The journey to create Gather Cincy began with research, and lots of it. Cooper surveyed people within her immediate network to see what they wanted out of a new coworking space, and to gauge whether or not one was even necessary.”

She found that she wasn’t alone in her wish for a more kid-friendly coworking location.

“Feedback was overwhelming,” Cooper said. “People were asking, ‘Why hasn’t this existed before?'”

Read more here.

The Living Room

Does your home have an indoor slide?

Probably not. But the Living Room, a triple-threat creative meeting space on Norwood Ave., sure does.

It’s perhaps a symbol of what the Living Room aims to do: blend unique design with resources for professionals to do their best work.

“If you come into our space, it’s homey, but has a mix of industrial chic design, with exposed brick,” Marketing Manager Liz Haselmayer said. “But there are thousands of pillows, and you should feel comfortable enough to take a nap on any one of our couches.”
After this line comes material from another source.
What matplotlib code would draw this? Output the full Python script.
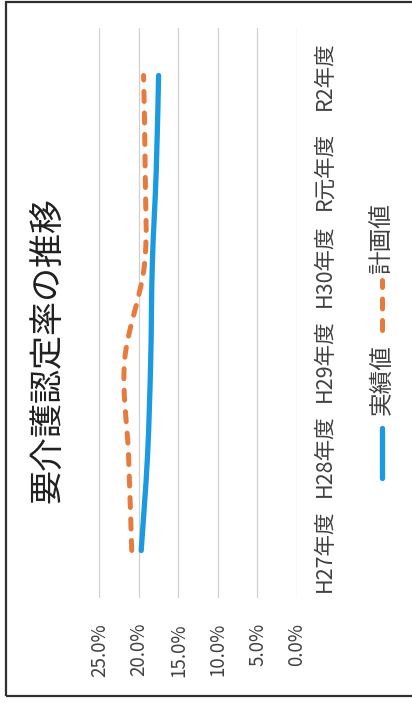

Don’t let its coziness fool you; the space is more than 10,000 square feet spread over two Victorian buildings, and with a full-service kitchen, it’s conducive for all kinds of events. In fact, the space’s aesthetic and resources have attracted clients for everything from weddings and rehearsal dinners to happy hours and classes.

“There are a lot of cool [coworking] places in Cincy,” Haselmayer said. “[But] we’re the largest creative space.”

In said creative space, corporate clients and their employees come in for strategic meetings, team building activities and other outings that necessitate a place to get work done that isn’t in a buttoned-up office. The Living Room supplies projectors, TVs, an endless supply of LaCroix and catering from its in-house chef.